In a two-week-old case pitting KaZaA parent Sharman Networks against the Australian music industry, attorneys for both sides argued over what evidence should or should not be admitted – including one piece predicting KaZaA would end up in much the same boat as the original Napster. Music industry attorneys also charged that KaZaA's search mechanism "could contain" malicious code.
The evidence under contention includes an email reportedly sent to Sharman employees as well as workers at partner Altnet, an email said to have addressed results of a May 2003 focus group which discussed KaZaA and other peer-to-peer network usage.
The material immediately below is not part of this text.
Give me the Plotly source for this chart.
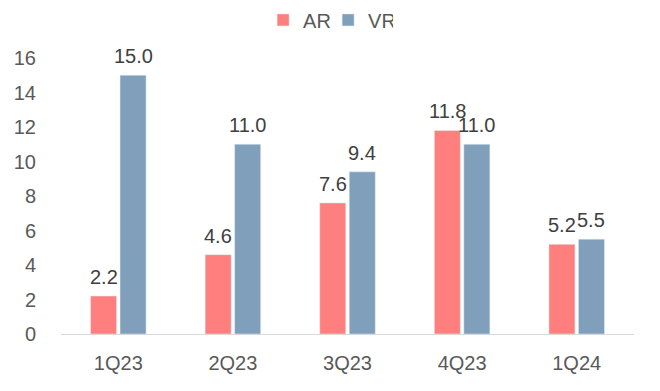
import plotly.graph_objects as go

categories = ["1Q23", "2Q23", "3Q23", "4Q23", "1Q24"]
ar_values = [2.2, 4.6, 7.6, 11.8, 5.2]
vr_values = [15.0, 11.0, 9.4, 11.0, 5.5]
y_ticks = [0, 2, 4, 6, 8, 10, 12, 14, 16]

BARGAP = 0.485
GROUPGAP = 0.118
slot = (1 - BARGAP) / 2

fig = go.Figure()
fig.add_trace(go.Bar(name="AR", x=categories, y=ar_values,
                     marker=dict(color="#FF7F7F")))
fig.add_trace(go.Bar(name="VR", x=categories, y=vr_values,
                     marker=dict(color="#7F9FBA")))

for offset, vals in ((-slot / 2, ar_values), (slot / 2, vr_values)):
    for i, v in enumerate(vals):
        fig.add_annotation(x=i + offset, y=v, text=f"{v:.1f}", showarrow=False,
                           xref="x", yref="y", yanchor="bottom", yshift=6,
                           font=dict(size=20, color="#404040"))

fig.update_layout(
    width=660, height=391,
    margin=dict(l=53, r=34, t=50, b=65, autoexpand=False),
    paper_bgcolor="white", plot_bgcolor="white",
    barmode="group", bargap=BARGAP, bargroupgap=GROUPGAP,
    font=dict(family="Liberation Sans, Arial, sans-serif", size=20, color="#595959"),
    legend=dict(orientation="h", x=0.485, xanchor="center", xref="container",
                y=1.138, yanchor="middle", yref="paper",
                font=dict(size=20, color="#595959"),
                itemwidth=30, entrywidth=20, entrywidthmode="pixels",
                traceorder="normal"),
    showlegend=True,
)
fig.update_xaxes(showline=True, linecolor="#D9D9D9", linewidth=1, ticks="",
                 showgrid=False, tickfont=dict(size=20, color="#595959"),
                 ticklabelstandoff=11)
fig.update_yaxes(range=[0, 16], tickvals=y_ticks, showgrid=False, zeroline=False,
                 showline=False, ticks="", tickfont=dict(size=20, color="#595959"),
                 ticklabelstandoff=24)

fig.write_html("out.html")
That email said the focus group saw KaZaA, which it said had the widest variety of music and volume of users, as a "free music concept… [coming] to an end similar to Napster," according to reports from Australia.
Universal Music Australia lead attorney Tony Bannon wants the email admitted to evidence on grounds that it's part of a "chain showing [KaZaA] are genuinely and specifically aware" that the P2P network's users use it "as an engine of piracy," with Sharman doing nothing to stop it. "In fact," Bannon was quoted as saying, "they are encouraging it."
The 18-member focus group sent the e-mail to Sharman chief executive Nikki Hemming, Altnet chief executive Kevin Bermeister, and both companies' chief technical officers, Phil Morle (Sharman) and Anthony Rose (Altnet), as well as other workers in both companies.
A reported "very few" of the group members said they noticed information on KaZaA's Web site about so-called Gold (content licensed to be distributed by Altnet) and Blue (provided by KaZaA users) icons – information including an advisory from KaZaA that individual users are responsible for "responsibly and legally decid[ing] which files to share and which are to be downloaded."
Meanwhile, another Australian music industry attorney, John Nicholas, told the court December 16 that a spate of viruses and other malware code moving online included some moving through KaZaA's search mechanism.
Cross-examining KPMG forensic director Rodney McKemmish, Nicholad got McKemmish to agree it's possible for KaZaA's search mechanisms to include malicious code, but McKemmish hastened to add that running such code "is a separate issue."